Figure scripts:
□ □ □ □

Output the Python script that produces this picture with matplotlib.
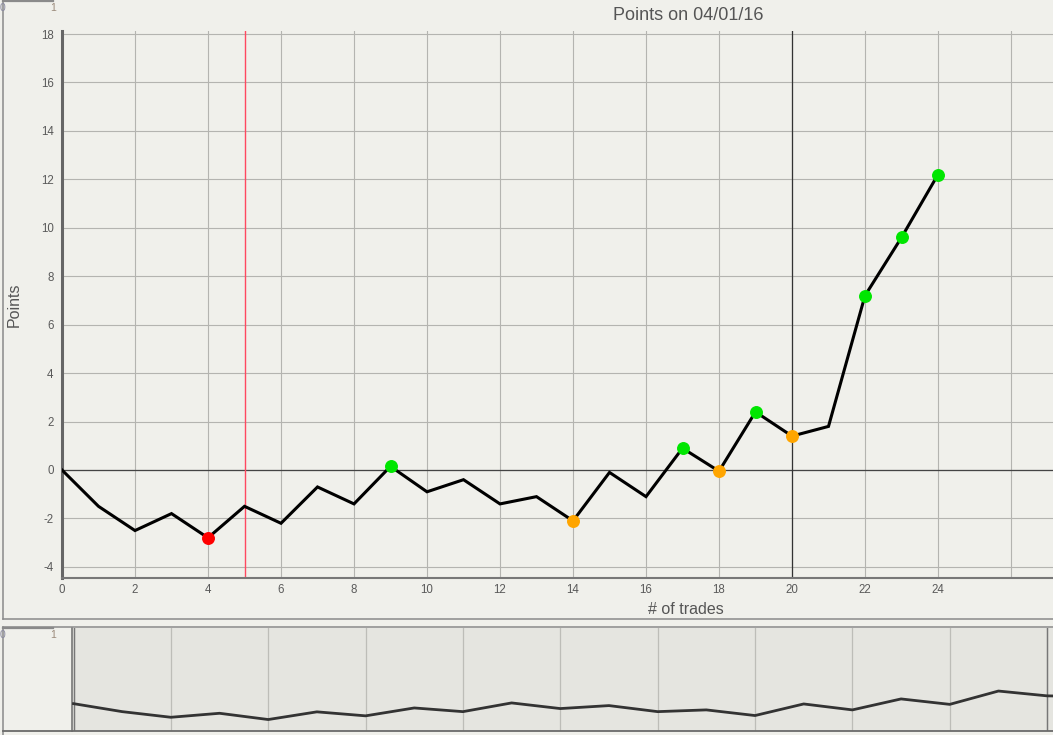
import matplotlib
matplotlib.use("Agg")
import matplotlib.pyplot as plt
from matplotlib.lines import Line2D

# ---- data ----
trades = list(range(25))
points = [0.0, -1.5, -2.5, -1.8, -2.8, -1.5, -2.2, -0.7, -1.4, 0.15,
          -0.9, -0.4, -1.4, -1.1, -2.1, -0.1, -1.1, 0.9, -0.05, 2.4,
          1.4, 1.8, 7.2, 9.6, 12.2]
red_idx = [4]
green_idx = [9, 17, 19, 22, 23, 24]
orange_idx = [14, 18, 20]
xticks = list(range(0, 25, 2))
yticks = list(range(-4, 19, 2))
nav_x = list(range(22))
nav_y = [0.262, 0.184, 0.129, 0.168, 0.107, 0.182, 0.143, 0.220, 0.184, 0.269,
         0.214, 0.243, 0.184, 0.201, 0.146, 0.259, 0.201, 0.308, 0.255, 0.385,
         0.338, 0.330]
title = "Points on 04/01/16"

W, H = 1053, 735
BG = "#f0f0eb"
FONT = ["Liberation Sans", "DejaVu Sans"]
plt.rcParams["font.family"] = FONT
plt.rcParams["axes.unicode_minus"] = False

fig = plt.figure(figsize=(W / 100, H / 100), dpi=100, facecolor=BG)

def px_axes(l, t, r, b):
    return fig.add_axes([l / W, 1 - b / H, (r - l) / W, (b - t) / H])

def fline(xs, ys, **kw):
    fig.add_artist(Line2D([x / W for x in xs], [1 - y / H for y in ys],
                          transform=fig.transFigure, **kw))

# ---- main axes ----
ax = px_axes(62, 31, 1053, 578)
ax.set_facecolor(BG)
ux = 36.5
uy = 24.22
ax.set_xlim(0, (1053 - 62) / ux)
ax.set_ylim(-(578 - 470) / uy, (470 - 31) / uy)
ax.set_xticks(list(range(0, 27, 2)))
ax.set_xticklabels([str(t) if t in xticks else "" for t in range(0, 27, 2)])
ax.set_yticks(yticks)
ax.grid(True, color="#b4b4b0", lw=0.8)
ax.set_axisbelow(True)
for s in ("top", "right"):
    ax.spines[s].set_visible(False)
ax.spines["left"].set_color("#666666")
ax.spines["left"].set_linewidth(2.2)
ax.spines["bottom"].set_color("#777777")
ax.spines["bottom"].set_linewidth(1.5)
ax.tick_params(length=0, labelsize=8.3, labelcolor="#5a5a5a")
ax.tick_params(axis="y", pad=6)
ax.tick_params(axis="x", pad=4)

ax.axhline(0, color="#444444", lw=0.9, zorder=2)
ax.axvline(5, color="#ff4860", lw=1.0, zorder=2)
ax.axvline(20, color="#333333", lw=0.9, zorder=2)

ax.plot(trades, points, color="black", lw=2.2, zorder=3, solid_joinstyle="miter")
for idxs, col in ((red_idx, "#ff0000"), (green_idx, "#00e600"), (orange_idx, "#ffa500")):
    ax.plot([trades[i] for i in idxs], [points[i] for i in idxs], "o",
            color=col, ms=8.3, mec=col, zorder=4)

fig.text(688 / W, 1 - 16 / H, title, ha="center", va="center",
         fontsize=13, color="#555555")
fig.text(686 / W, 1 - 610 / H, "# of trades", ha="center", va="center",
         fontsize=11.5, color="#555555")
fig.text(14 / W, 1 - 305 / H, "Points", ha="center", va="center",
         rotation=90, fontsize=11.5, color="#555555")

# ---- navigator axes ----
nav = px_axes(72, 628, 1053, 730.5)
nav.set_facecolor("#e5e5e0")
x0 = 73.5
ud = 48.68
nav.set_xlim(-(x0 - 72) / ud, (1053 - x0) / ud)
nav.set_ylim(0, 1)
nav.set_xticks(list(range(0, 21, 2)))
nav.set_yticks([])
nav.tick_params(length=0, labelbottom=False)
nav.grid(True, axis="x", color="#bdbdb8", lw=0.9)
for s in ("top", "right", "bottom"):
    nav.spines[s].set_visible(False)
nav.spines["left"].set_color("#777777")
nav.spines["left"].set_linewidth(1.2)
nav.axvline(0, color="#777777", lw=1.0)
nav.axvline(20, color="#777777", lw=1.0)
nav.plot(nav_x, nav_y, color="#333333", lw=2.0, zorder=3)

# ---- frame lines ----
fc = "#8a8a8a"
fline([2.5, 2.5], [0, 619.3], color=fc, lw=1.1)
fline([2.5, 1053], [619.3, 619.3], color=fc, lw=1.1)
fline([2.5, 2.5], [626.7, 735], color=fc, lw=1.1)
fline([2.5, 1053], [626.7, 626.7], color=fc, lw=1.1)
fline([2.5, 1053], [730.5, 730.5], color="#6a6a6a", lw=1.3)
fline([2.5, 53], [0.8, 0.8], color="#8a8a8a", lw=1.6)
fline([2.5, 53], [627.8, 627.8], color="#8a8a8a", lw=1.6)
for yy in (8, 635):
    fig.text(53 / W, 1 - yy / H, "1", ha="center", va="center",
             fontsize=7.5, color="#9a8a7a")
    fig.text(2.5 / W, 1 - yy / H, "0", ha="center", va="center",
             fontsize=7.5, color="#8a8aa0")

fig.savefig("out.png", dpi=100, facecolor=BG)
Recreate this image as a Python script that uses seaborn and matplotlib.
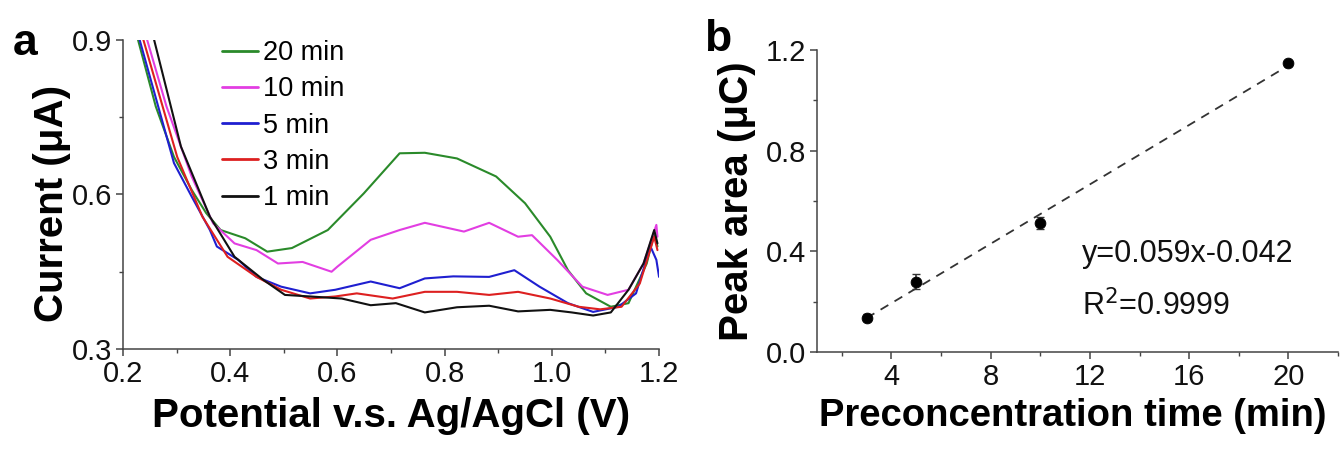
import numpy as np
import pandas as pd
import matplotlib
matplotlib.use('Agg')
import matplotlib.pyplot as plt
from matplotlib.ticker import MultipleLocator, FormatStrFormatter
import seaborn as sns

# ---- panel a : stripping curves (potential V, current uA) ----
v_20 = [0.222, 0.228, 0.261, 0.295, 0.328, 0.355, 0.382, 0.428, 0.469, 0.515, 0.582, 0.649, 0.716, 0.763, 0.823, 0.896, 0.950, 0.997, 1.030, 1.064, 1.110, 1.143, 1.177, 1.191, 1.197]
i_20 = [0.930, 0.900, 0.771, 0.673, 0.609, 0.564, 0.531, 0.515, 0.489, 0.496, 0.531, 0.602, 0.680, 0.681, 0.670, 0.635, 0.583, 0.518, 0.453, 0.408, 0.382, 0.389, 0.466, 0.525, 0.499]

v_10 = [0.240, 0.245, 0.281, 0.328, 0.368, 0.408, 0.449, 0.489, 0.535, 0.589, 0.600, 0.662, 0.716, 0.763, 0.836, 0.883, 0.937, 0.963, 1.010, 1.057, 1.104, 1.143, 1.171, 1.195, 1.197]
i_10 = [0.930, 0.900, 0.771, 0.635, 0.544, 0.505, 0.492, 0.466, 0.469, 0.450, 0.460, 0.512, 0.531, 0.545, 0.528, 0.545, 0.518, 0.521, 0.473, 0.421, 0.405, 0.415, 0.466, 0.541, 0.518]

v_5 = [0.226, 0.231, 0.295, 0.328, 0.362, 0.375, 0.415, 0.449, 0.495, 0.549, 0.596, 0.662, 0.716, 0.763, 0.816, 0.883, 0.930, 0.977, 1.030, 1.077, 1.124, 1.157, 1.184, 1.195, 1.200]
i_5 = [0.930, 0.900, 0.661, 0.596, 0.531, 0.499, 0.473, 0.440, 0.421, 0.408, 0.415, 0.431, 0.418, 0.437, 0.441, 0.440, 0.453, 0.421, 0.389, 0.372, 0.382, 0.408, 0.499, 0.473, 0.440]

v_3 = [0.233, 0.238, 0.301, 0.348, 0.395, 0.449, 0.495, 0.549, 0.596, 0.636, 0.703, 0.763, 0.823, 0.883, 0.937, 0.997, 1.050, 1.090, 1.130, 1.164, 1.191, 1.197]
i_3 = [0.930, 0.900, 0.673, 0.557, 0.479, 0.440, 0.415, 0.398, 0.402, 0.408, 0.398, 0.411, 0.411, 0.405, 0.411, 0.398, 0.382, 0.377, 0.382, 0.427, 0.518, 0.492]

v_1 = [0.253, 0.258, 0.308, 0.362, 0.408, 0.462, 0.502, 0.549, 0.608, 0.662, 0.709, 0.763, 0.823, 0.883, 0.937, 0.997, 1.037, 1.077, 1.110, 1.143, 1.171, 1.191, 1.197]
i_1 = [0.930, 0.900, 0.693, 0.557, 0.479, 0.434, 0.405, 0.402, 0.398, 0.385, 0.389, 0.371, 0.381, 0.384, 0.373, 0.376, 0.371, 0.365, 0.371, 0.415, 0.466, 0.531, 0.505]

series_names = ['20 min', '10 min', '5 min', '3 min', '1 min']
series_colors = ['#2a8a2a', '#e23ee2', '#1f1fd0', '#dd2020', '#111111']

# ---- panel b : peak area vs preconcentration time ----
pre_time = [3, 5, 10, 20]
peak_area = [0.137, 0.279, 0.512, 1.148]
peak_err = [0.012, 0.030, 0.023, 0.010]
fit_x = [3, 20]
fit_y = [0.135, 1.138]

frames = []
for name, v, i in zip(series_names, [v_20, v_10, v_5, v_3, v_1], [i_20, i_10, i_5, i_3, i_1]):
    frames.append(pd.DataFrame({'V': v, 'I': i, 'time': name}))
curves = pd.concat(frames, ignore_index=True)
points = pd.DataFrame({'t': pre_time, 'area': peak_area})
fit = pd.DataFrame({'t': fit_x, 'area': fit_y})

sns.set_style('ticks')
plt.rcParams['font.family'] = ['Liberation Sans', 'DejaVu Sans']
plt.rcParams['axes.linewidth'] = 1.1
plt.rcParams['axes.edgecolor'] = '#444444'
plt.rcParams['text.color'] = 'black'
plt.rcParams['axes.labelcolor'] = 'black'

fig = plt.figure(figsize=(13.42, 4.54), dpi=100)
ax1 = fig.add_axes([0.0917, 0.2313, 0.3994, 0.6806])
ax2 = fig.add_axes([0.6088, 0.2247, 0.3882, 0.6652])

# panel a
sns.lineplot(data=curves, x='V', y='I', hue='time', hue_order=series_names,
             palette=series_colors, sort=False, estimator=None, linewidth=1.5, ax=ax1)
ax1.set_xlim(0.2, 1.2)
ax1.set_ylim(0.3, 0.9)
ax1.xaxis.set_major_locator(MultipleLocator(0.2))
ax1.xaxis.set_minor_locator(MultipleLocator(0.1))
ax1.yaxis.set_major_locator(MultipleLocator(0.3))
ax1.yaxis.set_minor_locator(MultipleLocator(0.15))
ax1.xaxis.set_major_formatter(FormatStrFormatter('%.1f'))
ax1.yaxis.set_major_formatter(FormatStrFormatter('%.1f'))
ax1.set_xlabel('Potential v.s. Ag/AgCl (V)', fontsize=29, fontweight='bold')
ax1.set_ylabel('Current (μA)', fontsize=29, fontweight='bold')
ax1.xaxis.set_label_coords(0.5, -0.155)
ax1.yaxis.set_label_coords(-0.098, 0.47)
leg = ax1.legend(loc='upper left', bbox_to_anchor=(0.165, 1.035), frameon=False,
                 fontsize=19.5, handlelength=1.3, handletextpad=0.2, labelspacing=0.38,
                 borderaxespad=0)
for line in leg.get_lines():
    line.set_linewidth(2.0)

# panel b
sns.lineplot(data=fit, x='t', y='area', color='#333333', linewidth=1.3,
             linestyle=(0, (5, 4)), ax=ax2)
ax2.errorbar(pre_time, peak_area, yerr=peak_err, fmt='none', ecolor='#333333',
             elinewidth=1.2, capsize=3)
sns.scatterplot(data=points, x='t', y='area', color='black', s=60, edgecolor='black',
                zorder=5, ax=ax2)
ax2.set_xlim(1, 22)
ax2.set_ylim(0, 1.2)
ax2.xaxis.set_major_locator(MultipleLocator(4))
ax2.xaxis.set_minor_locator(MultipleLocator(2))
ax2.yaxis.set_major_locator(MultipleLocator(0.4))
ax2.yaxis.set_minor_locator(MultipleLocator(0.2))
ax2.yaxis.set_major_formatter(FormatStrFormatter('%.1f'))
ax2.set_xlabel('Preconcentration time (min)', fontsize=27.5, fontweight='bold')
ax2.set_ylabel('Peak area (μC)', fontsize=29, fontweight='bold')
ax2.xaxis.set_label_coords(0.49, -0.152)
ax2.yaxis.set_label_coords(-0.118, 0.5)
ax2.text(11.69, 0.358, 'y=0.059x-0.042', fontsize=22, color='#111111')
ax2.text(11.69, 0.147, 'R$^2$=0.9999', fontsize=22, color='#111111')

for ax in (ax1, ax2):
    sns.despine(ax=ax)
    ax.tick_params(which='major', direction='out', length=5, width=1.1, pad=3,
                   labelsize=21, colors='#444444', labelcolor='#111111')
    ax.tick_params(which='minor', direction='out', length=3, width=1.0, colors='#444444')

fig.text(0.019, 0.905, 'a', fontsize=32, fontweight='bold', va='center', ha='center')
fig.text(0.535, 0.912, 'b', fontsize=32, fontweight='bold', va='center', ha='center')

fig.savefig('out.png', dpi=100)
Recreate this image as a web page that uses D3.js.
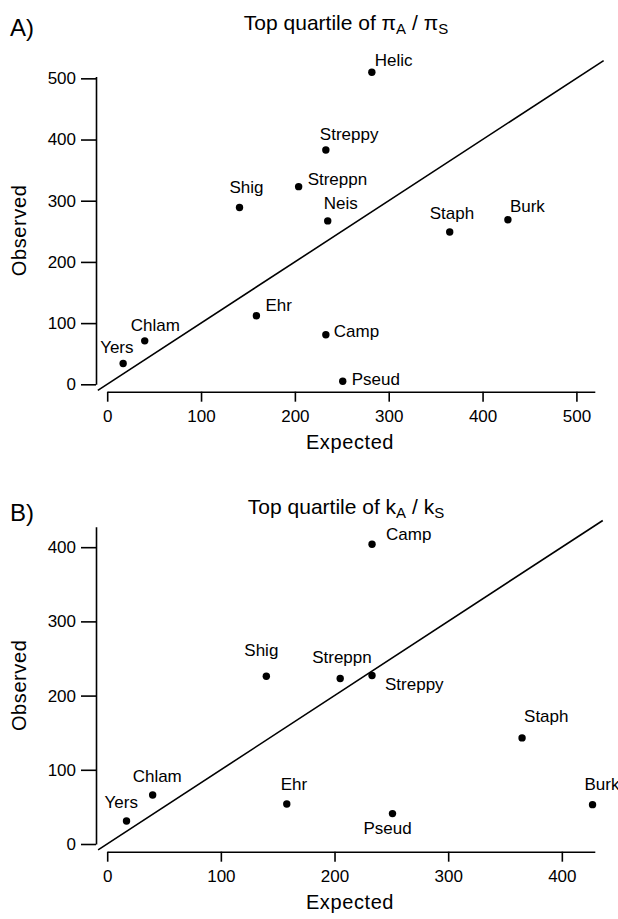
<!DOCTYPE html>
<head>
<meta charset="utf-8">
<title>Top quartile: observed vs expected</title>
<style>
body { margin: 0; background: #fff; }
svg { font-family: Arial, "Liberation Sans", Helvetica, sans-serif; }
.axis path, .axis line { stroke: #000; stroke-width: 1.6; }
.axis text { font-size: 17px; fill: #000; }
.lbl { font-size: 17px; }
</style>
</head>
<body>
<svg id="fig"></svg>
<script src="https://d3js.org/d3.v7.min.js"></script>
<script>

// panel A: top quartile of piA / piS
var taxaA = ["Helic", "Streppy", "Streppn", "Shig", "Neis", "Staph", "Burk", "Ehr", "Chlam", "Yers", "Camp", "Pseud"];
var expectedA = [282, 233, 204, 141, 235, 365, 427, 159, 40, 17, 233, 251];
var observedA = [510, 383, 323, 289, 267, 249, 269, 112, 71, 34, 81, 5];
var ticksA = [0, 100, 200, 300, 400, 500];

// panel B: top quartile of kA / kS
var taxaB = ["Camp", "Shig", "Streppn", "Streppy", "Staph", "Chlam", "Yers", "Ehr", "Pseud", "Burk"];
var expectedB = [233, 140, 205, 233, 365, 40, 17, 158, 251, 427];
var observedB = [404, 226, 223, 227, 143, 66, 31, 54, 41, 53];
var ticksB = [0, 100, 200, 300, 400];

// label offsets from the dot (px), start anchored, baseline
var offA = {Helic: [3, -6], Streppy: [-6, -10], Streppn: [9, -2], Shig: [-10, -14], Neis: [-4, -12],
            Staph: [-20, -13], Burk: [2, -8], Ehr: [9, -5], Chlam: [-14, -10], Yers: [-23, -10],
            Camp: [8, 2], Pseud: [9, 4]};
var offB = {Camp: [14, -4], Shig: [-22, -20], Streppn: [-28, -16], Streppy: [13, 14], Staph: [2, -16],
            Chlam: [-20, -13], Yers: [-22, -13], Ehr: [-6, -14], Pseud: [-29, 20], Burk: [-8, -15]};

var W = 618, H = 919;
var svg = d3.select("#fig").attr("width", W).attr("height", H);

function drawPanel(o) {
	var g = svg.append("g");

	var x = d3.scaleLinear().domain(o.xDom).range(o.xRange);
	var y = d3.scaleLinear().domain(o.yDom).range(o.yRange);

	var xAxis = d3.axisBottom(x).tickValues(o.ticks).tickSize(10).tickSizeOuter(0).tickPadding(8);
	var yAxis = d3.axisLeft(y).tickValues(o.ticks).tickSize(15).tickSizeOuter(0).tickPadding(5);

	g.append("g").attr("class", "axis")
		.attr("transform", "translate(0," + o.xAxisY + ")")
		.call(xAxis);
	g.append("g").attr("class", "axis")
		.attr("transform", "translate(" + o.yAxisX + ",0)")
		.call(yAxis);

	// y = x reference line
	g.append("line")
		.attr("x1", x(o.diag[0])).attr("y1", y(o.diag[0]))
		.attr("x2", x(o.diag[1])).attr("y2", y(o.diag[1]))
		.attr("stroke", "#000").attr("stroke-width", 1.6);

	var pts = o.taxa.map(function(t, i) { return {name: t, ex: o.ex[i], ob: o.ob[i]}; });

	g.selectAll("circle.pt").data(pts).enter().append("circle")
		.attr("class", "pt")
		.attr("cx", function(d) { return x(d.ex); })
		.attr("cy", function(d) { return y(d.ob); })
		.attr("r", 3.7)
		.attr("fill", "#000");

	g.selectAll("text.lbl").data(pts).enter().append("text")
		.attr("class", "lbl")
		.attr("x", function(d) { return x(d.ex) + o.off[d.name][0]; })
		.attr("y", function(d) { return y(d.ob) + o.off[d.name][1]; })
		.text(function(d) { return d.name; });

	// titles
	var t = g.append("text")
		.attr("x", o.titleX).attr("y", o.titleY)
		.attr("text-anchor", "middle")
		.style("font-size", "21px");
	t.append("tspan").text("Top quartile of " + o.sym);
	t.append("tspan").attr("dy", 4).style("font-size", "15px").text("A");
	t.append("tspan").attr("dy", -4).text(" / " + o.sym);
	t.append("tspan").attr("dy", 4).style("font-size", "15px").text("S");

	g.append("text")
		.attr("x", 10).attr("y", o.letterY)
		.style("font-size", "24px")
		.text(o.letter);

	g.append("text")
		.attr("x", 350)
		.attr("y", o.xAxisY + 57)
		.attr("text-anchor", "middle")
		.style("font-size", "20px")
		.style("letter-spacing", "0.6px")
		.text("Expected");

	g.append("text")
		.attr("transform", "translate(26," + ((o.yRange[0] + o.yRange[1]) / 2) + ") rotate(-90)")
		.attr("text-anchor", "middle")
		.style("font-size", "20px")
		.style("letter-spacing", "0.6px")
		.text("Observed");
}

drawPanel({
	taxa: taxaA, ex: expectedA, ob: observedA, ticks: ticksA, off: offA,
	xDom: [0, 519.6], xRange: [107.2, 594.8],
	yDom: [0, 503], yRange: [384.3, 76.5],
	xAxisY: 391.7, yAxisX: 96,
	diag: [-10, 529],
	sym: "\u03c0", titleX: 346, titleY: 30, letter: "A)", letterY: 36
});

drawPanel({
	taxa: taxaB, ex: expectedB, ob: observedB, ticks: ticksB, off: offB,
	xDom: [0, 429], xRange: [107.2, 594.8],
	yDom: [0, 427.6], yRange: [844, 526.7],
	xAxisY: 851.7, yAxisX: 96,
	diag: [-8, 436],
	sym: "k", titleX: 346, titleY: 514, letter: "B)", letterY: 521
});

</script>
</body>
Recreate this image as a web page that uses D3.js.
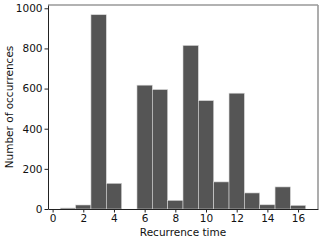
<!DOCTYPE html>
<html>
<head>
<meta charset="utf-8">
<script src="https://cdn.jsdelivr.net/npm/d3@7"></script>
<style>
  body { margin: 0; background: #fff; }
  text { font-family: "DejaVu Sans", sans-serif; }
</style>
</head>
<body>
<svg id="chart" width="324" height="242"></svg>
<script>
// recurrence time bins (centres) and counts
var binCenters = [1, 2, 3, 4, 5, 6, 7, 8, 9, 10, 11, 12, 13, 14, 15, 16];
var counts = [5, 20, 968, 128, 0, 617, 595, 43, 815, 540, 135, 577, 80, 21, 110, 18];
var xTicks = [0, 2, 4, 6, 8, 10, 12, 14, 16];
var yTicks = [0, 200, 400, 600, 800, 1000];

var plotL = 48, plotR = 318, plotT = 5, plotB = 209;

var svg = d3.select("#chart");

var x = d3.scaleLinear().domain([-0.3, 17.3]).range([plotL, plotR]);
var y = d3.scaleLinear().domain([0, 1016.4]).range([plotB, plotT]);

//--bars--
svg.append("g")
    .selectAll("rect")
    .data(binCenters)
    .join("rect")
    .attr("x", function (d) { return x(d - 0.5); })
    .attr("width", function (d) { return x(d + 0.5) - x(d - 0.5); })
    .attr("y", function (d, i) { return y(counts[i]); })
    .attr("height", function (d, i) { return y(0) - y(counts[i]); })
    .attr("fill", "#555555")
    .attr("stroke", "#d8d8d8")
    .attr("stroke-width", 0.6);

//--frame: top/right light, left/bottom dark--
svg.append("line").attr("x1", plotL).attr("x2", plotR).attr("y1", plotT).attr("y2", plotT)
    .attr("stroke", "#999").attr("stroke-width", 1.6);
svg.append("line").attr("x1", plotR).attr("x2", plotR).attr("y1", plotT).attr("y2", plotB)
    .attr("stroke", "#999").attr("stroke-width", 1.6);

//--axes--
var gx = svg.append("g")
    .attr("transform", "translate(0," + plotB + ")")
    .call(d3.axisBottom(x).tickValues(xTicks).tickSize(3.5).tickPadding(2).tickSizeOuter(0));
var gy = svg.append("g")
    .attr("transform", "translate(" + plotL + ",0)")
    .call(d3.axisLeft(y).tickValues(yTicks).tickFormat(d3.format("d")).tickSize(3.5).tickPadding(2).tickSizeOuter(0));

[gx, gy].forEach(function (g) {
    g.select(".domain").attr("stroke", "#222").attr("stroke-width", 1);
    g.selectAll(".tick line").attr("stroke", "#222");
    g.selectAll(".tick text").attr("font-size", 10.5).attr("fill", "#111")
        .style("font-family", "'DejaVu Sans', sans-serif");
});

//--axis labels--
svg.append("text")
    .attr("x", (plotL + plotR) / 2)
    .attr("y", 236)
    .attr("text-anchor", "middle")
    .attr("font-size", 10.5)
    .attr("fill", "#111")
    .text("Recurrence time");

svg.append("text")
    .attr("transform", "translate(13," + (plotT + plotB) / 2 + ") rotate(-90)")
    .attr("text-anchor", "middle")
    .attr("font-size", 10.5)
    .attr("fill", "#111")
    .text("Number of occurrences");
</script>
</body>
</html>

□ □ □ □

Exercise goal: Which lines above contain the word "seaborn"? Copy each of them.

Response:
Recreate this image as a Python script that uses seaborn and matplotlib.
import seaborn as sns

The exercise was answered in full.